Mary lived the rest of her life destitute. She may have suffered depression. She traveled occasionally to Salt Lake City. She relied on the church to receive money since she was one of Joseph Smith's widows. She did speak at meetings, sharing her life experiences about the early days of the church and her testimony. Mary spoke at the graduation ceremony at Brigham Young University on April 14, 1905. She was promised by Heber C. Kimball before his death that she would see Joseph Smith again during her lifetime. In 1905, she shared that she had been visited by Smith after his death. Mary Rollins Lightner died on December 17, 1913, in Minersville. At the time of her death, she was the last surviving plural wife of Smith.

==Marriage==
Mary claimed that Smith had a private conversation with her in 1831, when she was only 12. He told her that she "was the first woman God commanded him to take as a plural wife." He approached her in 1834 again; however, she married Adam Lightner on August 11, 1835. She admitted later that she had had dreams of being Smith's wife. She reported that Smith told her that an angel threatened to take away his life unless he followed God's instruction to practice plural marriage. He also predicted that her husband would not join the church and, therefore, she needed to be sealed to a priesthood holder. Mary would not marry Smith until she had received a witness from God for herself. She prayed about the proposal, and reported that she saw an angel pass through her room. Smith then told her that certain events would take place in her life, and they did. Mary consented to be married to Smith, although the sealing did not cancel her marriage to Adam. She was the sixth of Smith's plural wives. They were sealed in February 1842 by Brigham Young. At the time, Mary was pregnant with her son George. Mary mentions that her husband was away at the time of her sealing to Smith, so Adam's consent or knowledge is unclear. Smith's first wife, Emma Smith, knew about the marriage. Mary later reported that she knew that Smith had other children by his plural wives. Mary signed an affidavit in 1902 to document her sealing to Smith.

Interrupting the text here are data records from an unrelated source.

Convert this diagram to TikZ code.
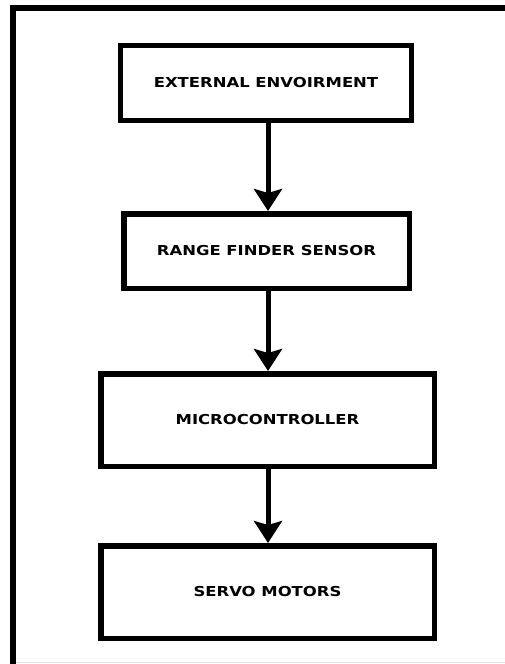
\documentclass[tikz,border=0pt]{standalone}
\usepackage{fontspec}
\setmainfont{DejaVu Sans}
\usetikzlibrary{arrows.meta}
\tikzset{
  blk/.style={draw=black, line width=5.5pt, rectangle, inner sep=0pt,
    font=\bfseries\fontsize{13.7}{16}\selectfont},
  flow/.style={line width=5pt, -{Stealth[length=22pt,width=28pt,inset=4pt]}},
}
\newcommand{\wide}[1]{\scalebox{1.2}[1]{#1}}
\begin{document}
\begin{tikzpicture}[x=1pt,y=-1pt]
\useasboundingbox (0,0) rectangle (505,664);
\fill[white] (0,0) rectangle (505,664);
% outer frame lines
\coordinate (ftl) at (13,8);
\coordinate (ftr) at (505,8);
\coordinate (fbl) at (13,664);
\draw[line width=6pt] (ftr) -- (ftl) -- (fbl);
\coordinate (gl) at (16,662.5);
\coordinate (gr) at (505,662.5);
\draw[line width=1.2pt, color=black!9] (gl) -- (gr);
% boxes
\node[blk, minimum width=291pt, minimum height=75pt] (b1) at (266,83) {\wide{EXTERNAL ENVOIRMENT}};
\node[blk, minimum width=285.5pt, minimum height=74.5pt] (b2) at (266.5,251) {\wide{RANGE FINDER SENSOR}};
\node[blk, minimum width=333.5pt, minimum height=92.5pt] (b3) at (267.5,420) {\wide{MICROCONTROLLER}};
\node[blk, minimum width=333.5pt, minimum height=92.5pt] (b4) at (267.5,592) {\wide{SERVO MOTORS}};
% arrows
\coordinate (ax) at (268,0);
\draw[flow] (b1.south -| ax) -- (b2.north -| ax);
\draw[flow] (b2.south -| ax) -- (b3.north -| ax);
\draw[flow] (b3.south -| ax) -- (b4.north -| ax);
\end{tikzpicture}
\end{document}
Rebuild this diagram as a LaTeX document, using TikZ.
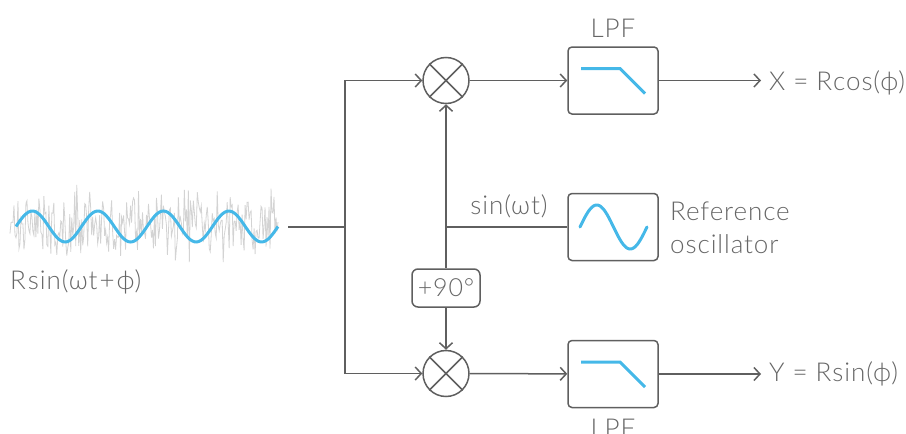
\documentclass[tikz,border=0pt]{standalone}
\usepackage{fontspec}
\setmainfont{Lato}[UprightFont=* Light,LetterSpace=3.5]
\usetikzlibrary{arrows.meta,positioning}
\definecolor{wire}{HTML}{5F5F5F}
\definecolor{labelgray}{HTML}{666666}
\definecolor{skyblue}{HTML}{45B8E8}
\definecolor{noisegray}{HTML}{D3D3D3}
\tikzset{
  wirepath/.style={draw=wire,line width=1.5pt},
  arrowpath/.style={wirepath,-{Straight Barb[length=6pt,width=13pt,line width=1.5pt]}},
  blockbox/.style={draw=wire,line width=1.5pt,rounded corners=4pt,minimum width=90pt,minimum height=67pt,inner sep=0pt},
  mixer/.style={circle,draw=wire,line width=1.5pt,minimum size=46pt,inner sep=0pt},
  phasebox/.style={draw=wire,line width=1.5pt,rounded corners=6pt,minimum width=68pt,minimum height=38pt,inner sep=0pt,text=labelgray,font=\fontsize{25}{30}\selectfont},
  txt/.style={text=labelgray,inner sep=0pt,font=\fontsize{26}{33}\selectfont},
  blueline/.style={draw=skyblue,line width=3pt},
}
\begin{document}
\begin{tikzpicture}[x=1pt,y=-1pt]
\clip (0,0) rectangle (906,434);
\pgfmathsetseed{4711}
% signal
\draw[noisegray,line width=0.8pt] plot[samples=270,domain=10:278] (\x,{max(min(225+rand*(24+26*rnd*rnd),262),185)});
\draw[blueline,smooth] plot[samples=120,domain=16:278] (\x,{226.5-15.5*sin(5.496*(\x-16))});
\node (sig) [txt,anchor=west] at (10,282) {R\kern2pt sin(ωt\kern2pt+\kern2ptϕ)};
% blocks
\node (m1) [mixer] at (446,80.5) {};
\node (m2) [mixer] at (446,373.5) {};
\node (f1) [blockbox] at (613,80.5) {};
\node (f2) [blockbox] at (613,374) {};
\node (osc) [blockbox] at (613,227) {};
\node (ph) [phasebox] at (446,288) {+90°};
\draw[wire,line width=1.5pt] (m1.45) -- (m1.225) (m1.135) -- (m1.315);
\draw[wire,line width=1.5pt] (m2.45) -- (m2.225) (m2.135) -- (m2.315);
% icons
\draw[blueline] ([shift={(-32,-12)}]f1.center) -- ++(39,0) -- ++(25,25);
\draw[blueline] ([shift={(-32,-12)}]f2.center) -- ++(39,0) -- ++(25,25);
\draw[blueline,line cap=round,smooth] plot[samples=60,domain=580:647] (\x,{227-22*sin(5.373*(\x-580))});
% labels
\node (l1) [txt] at (613,28) {LPF};
\node (l2) [txt] at (613,428) {LPF};
\node (wt) [txt] at (509,206) {sin(ωt)};
\node (ref) [txt,anchor=west,align=left] at (670,227.5) {Reference\\oscillator};
\node (xo) [txt,anchor=west] at (769,83) {X = R\kern1pt cos(ϕ)};
\node (yo) [txt,anchor=west] at (769,374) {Y = R\kern1pt sin(ϕ)};
% wires
\coordinate (in) at (288,227);
\coordinate (jn) at (345,227);
\coordinate (tap) at (446,227);
\coordinate (xe) at (761,80.5);
\coordinate (ye) at (761,374);
\draw[wirepath] (in) -- (jn);
\draw[arrowpath] (jn) |- (m1.west);
\draw[arrowpath] (jn) |- (m2.west);
\draw[arrowpath] (m1) -- (f1);
\draw[arrowpath] (m2) -- (f2);
\draw[arrowpath] (f1) -- (xe);
\draw[arrowpath] (f2) -- (ye);
\draw[wirepath] (osc) -- (tap);
\draw[arrowpath] (tap) -- (m1);
\draw[wirepath] (tap) -- (ph);
\draw[arrowpath] (ph) -- (m2);
\end{tikzpicture}
\end{document}
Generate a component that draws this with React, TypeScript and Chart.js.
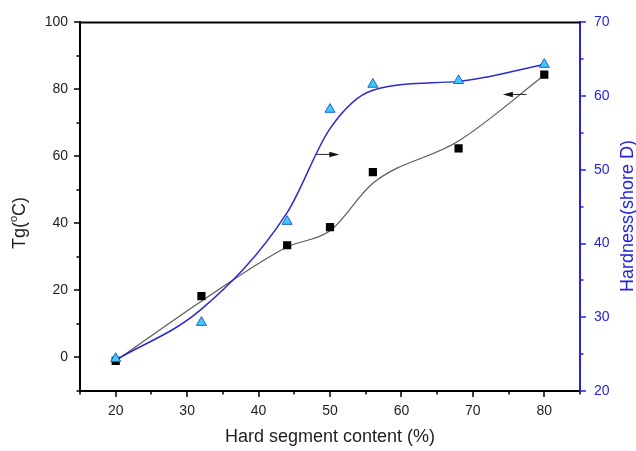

After Joseph Smith's death in 1844, Mary was sealed to Brigham Young. The sealing was performed in the Nauvoo Temple on May 22, 1845. Mary recorded, "I was also sealed to Brigham Young as proxy for Joseph." When Mary lived in Minersville, she records that Young stopped by to visit. She wrote to him and updated him on how her family was doing throughout her life. Through correspondence letters between Mary and Eliza R. Snow, it appears that Mary knew and was friendly towards other plural wives of Young.